_Your task:_ Leave out the pictures and repeat the data exactly.

======

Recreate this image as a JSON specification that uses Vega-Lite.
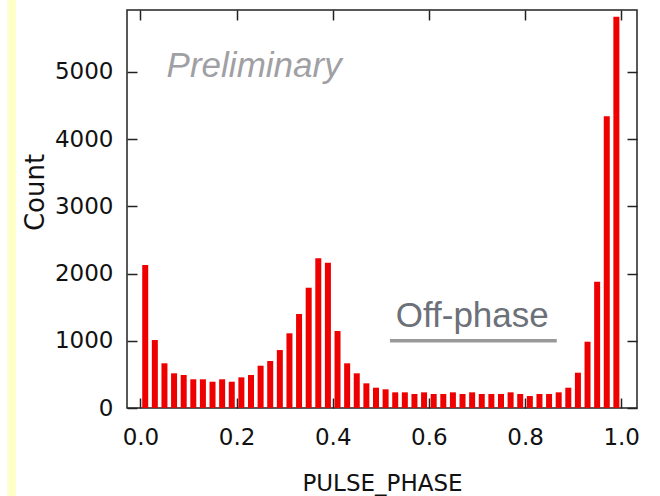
{
  "$schema": "https://vega.github.io/schema/vega-lite/v6.json",
  "width": 510,
  "height": 398,
  "autosize": {"type": "none"},
  "padding": {"left": 127, "top": 10, "right": 23, "bottom": 88},
  "background": "white",
  "config": {
    "view": {"stroke": "#222222", "strokeWidth": 1.5},
    "axis": {
      "domain": false,
      "grid": false,
      "tickColor": "#222222",
      "tickWidth": 1.5,
      "labelFont": "DejaVu Sans",
      "labelColor": "#111111",
      "titleFont": "DejaVu Sans",
      "titleColor": "#111111",
      "titleFontWeight": "normal"
    }
  },
  "datasets": {
    "hist": [
      {"phase": 0.01, "count": 2126},
      {"phase": 0.03, "count": 1011},
      {"phase": 0.05, "count": 665},
      {"phase": 0.07, "count": 516},
      {"phase": 0.09, "count": 491},
      {"phase": 0.11, "count": 427},
      {"phase": 0.13, "count": 427},
      {"phase": 0.15, "count": 391},
      {"phase": 0.17, "count": 427},
      {"phase": 0.19, "count": 391},
      {"phase": 0.21, "count": 456},
      {"phase": 0.23, "count": 491},
      {"phase": 0.25, "count": 629},
      {"phase": 0.27, "count": 699},
      {"phase": 0.29, "count": 862},
      {"phase": 0.31, "count": 1111},
      {"phase": 0.33, "count": 1398},
      {"phase": 0.35, "count": 1789},
      {"phase": 0.37, "count": 2226},
      {"phase": 0.39, "count": 2160},
      {"phase": 0.41, "count": 1145},
      {"phase": 0.43, "count": 665},
      {"phase": 0.45, "count": 516},
      {"phase": 0.47, "count": 367},
      {"phase": 0.49, "count": 302},
      {"phase": 0.51, "count": 278},
      {"phase": 0.53, "count": 233},
      {"phase": 0.55, "count": 233},
      {"phase": 0.57, "count": 208},
      {"phase": 0.59, "count": 233},
      {"phase": 0.61, "count": 208},
      {"phase": 0.63, "count": 208},
      {"phase": 0.65, "count": 233},
      {"phase": 0.67, "count": 208},
      {"phase": 0.69, "count": 233},
      {"phase": 0.71, "count": 208},
      {"phase": 0.73, "count": 208},
      {"phase": 0.75, "count": 208},
      {"phase": 0.77, "count": 233},
      {"phase": 0.79, "count": 208},
      {"phase": 0.81, "count": 178},
      {"phase": 0.83, "count": 208},
      {"phase": 0.85, "count": 208},
      {"phase": 0.87, "count": 233},
      {"phase": 0.89, "count": 302},
      {"phase": 0.91, "count": 525},
      {"phase": 0.93, "count": 986},
      {"phase": 0.95, "count": 1878},
      {"phase": 0.97, "count": 4341},
      {"phase": 0.99, "count": 5818}
    ],
    "one": [{"item": "annotation"}]
  },
  "layer": [
    {
      "data": {"name": "one"},
      "mark": {"type": "rect", "color": "#ffffc8", "clip": false},
      "encoding": {
        "x": {"datum": -0.277, "type": "quantitative", "axis": null},
        "x2": {"datum": -0.2586},
        "y": {"datum": -1310, "type": "quantitative", "axis": null},
        "y2": {"datum": 6070}
      }
    },
    {
      "data": {"name": "hist"},
      "mark": {"type": "bar", "width": 6, "color": "#ee0000"},
      "encoding": {
        "x": {
          "field": "phase",
          "type": "quantitative",
          "scale": {"domain": [-0.0175, 1.0225], "nice": false, "zero": false},
          "axis": {
            "orient": "bottom",
            "values": [0, 0.2, 0.4, 0.6, 0.8, 1.0],
            "format": ".1f",
            "tickSize": -10,
            "labelFontSize": 23,
            "labelPadding": 28,
            "title": "PULSE_PHASE",
            "titleFontSize": 23,
            "titlePadding": 23
          }
        },
        "y": {
          "field": "count",
          "type": "quantitative",
          "scale": {"domain": [0, 5920], "nice": false},
          "axis": {
            "values": [0, 1000, 2000, 3000, 4000, 5000],
            "format": "d",
            "tickSize": -10,
            "labelFontSize": 23,
            "labelPadding": 24,
            "title": "Count",
            "titleFontSize": 26,
            "titleX": -92,
            "titleY": 182,
            "titleBaseline": "middle"
          }
        }
      }
    },
    {
      "data": {"name": "hist"},
      "mark": {"type": "point", "opacity": 0},
      "encoding": {
        "x": {
          "field": "phase",
          "type": "quantitative",
          "axis": {"orient": "top", "values": [0, 0.2, 0.4, 0.6, 0.8, 1.0], "labels": false, "tickSize": -10, "title": null}
        },
        "y": {
          "field": "count",
          "type": "quantitative",
          "axis": {"orient": "right", "values": [0, 1000, 2000, 3000, 4000, 5000], "labels": false, "tickSize": -10, "title": null}
        }
      }
    },
    {
      "data": {"name": "one"},
      "mark": {"type": "rule", "color": "#999999", "strokeWidth": 3.5},
      "encoding": {
        "x": {"datum": 0.519, "type": "quantitative", "axis": null},
        "x2": {"datum": 0.866},
        "y": {"datum": 1000, "type": "quantitative", "axis": null}
      }
    },
    {
      "data": {"name": "one"},
      "mark": {"type": "text", "text": "Off-phase", "align": "left", "baseline": "alphabetic", "font": "Liberation Sans", "fontSize": 35, "color": "#6c7078"},
      "encoding": {
        "x": {"datum": 0.531, "type": "quantitative", "axis": null},
        "y": {"datum": 1209, "type": "quantitative", "axis": null}
      }
    },
    {
      "data": {"name": "one"},
      "mark": {"type": "text", "text": "Preliminary", "align": "left", "baseline": "alphabetic", "font": "Liberation Sans", "fontStyle": "italic", "fontSize": 35, "color": "#a0a0a4"},
      "encoding": {
        "x": {"datum": 0.0545, "type": "quantitative", "axis": null},
        "y": {"datum": 4917, "type": "quantitative", "axis": null}
      }
    }
  ],
  "resolve": {"axis": {"x": "independent", "y": "independent"}}
}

======

_Result:_
Recreate this image as a JSON specification that uses Vega-Lite.
{
  "$schema": "https://vega.github.io/schema/vega-lite/v6.json",
  "width": 510,
  "height": 398,
  "autosize": {"type": "none"},
  "padding": {"left": 127, "top": 10, "right": 23, "bottom": 88},
  "background": "white",
  "config": {
    "view": {"stroke": "#222222", "strokeWidth": 1.5},
    "axis": {
      "domain": false,
      "grid": false,
      "tickColor": "#222222",
      "tickWidth": 1.5,
      "labelFont": "DejaVu Sans",
      "labelColor": "#111111",
      "titleFont": "DejaVu Sans",
      "titleColor": "#111111",
      "titleFontWeight": "normal"
    }
  },
  "datasets": {
    "hist": [
      {"phase": 0.01, "count": 2126},
      {"phase": 0.03, "count": 1011},
      {"phase": 0.05, "count": 665},
      {"phase": 0.07, "count": 516},
      {"phase": 0.09, "count": 491},
      {"phase": 0.11, "count": 427},
      {"phase": 0.13, "count": 427},
      {"phase": 0.15, "count": 391},
      {"phase": 0.17, "count": 427},
      {"phase": 0.19, "count": 391},
      {"phase": 0.21, "count": 456},
      {"phase": 0.23, "count": 491},
      {"phase": 0.25, "count": 629},
      {"phase": 0.27, "count": 699},
      {"phase": 0.29, "count": 862},
      {"phase": 0.31, "count": 1111},
      {"phase": 0.33, "count": 1398},
      {"phase": 0.35, "count": 1789},
      {"phase": 0.37, "count": 2226},
      {"phase": 0.39, "count": 2160},
      {"phase": 0.41, "count": 1145},
      {"phase": 0.43, "count": 665},
      {"phase": 0.45, "count": 516},
      {"phase": 0.47, "count": 367},
      {"phase": 0.49, "count": 302},
      {"phase": 0.51, "count": 278},
      {"phase": 0.53, "count": 233},
      {"phase": 0.55, "count": 233},
      {"phase": 0.57, "count": 208},
      {"phase": 0.59, "count": 233},
      {"phase": 0.61, "count": 208},
      {"phase": 0.63, "count": 208},
      {"phase": 0.65, "count": 233},
      {"phase": 0.67, "count": 208},
      {"phase": 0.69, "count": 233},
      {"phase": 0.71, "count": 208},
      {"phase": 0.73, "count": 208},
      {"phase": 0.75, "count": 208},
      {"phase": 0.77, "count": 233},
      {"phase": 0.79, "count": 208},
      {"phase": 0.81, "count": 178},
      {"phase": 0.83, "count": 208},
      {"phase": 0.85, "count": 208},
      {"phase": 0.87, "count": 233},
      {"phase": 0.89, "count": 302},
      {"phase": 0.91, "count": 525},
      {"phase": 0.93, "count": 986},
      {"phase": 0.95, "count": 1878},
      {"phase": 0.97, "count": 4341},
      {"phase": 0.99, "count": 5818}
    ],
    "one": [{"item": "annotation"}]
  },
  "layer": [
    {
      "data": {"name": "one"},
      "mark": {"type": "rect", "color": "#ffffc8", "clip": false},
      "encoding": {
        "x": {"datum": -0.277, "type": "quantitative", "axis": null},
        "x2": {"datum": -0.2586},
        "y": {"datum": -1310, "type": "quantitative", "axis": null},
        "y2": {"datum": 6070}
      }
    },
    {
      "data": {"name": "hist"},
      "mark": {"type": "bar", "width": 6, "color": "#ee0000"},
      "encoding": {
        "x": {
          "field": "phase",
          "type": "quantitative",
          "scale": {"domain": [-0.0175, 1.0225], "nice": false, "zero": false},
          "axis": {
            "orient": "bottom",
            "values": [0, 0.2, 0.4, 0.6, 0.8, 1.0],
            "format": ".1f",
            "tickSize": -10,
            "labelFontSize": 23,
            "labelPadding": 28,
            "title": "PULSE_PHASE",
            "titleFontSize": 23,
            "titlePadding": 23
          }
        },
        "y": {
          "field": "count",
          "type": "quantitative",
          "scale": {"domain": [0, 5920], "nice": false},
          "axis": {
            "values": [0, 1000, 2000, 3000, 4000, 5000],
            "format": "d",
            "tickSize": -10,
            "labelFontSize": 23,
            "labelPadding": 24,
            "title": "Count",
            "titleFontSize": 26,
            "titleX": -92,
            "titleY": 182,
            "titleBaseline": "middle"
          }
        }
      }
    },
    {
      "data": {"name": "hist"},
      "mark": {"type": "point", "opacity": 0},
      "encoding": {
        "x": {
          "field": "phase",
          "type": "quantitative",
          "axis": {"orient": "top", "values": [0, 0.2, 0.4, 0.6, 0.8, 1.0], "labels": false, "tickSize": -10, "title": null}
        },
        "y": {
          "field": "count",
          "type": "quantitative",
          "axis": {"orient": "right", "values": [0, 1000, 2000, 3000, 4000, 5000], "labels": false, "tickSize": -10, "title": null}
        }
      }
    },
    {
      "data": {"name": "one"},
      "mark": {"type": "rule", "color": "#999999", "strokeWidth": 3.5},
      "encoding": {
        "x": {"datum": 0.519, "type": "quantitative", "axis": null},
        "x2": {"datum": 0.866},
        "y": {"datum": 1000, "type": "quantitative", "axis": null}
      }
    },
    {
      "data": {"name": "one"},
      "mark": {"type": "text", "text": "Off-phase", "align": "left", "baseline": "alphabetic", "font": "Liberation Sans", "fontSize": 35, "color": "#6c7078"},
      "encoding": {
        "x": {"datum": 0.531, "type": "quantitative", "axis": null},
        "y": {"datum": 1209, "type": "quantitative", "axis": null}
      }
    },
    {
      "data": {"name": "one"},
      "mark": {"type": "text", "text": "Preliminary", "align": "left", "baseline": "alphabetic", "font": "Liberation Sans", "fontStyle": "italic", "fontSize": 35, "color": "#a0a0a4"},
      "encoding": {
        "x": {"datum": 0.0545, "type": "quantitative", "axis": null},
        "y": {"datum": 4917, "type": "quantitative", "axis": null}
      }
    }
  ],
  "resolve": {"axis": {"x": "independent", "y": "independent"}}
}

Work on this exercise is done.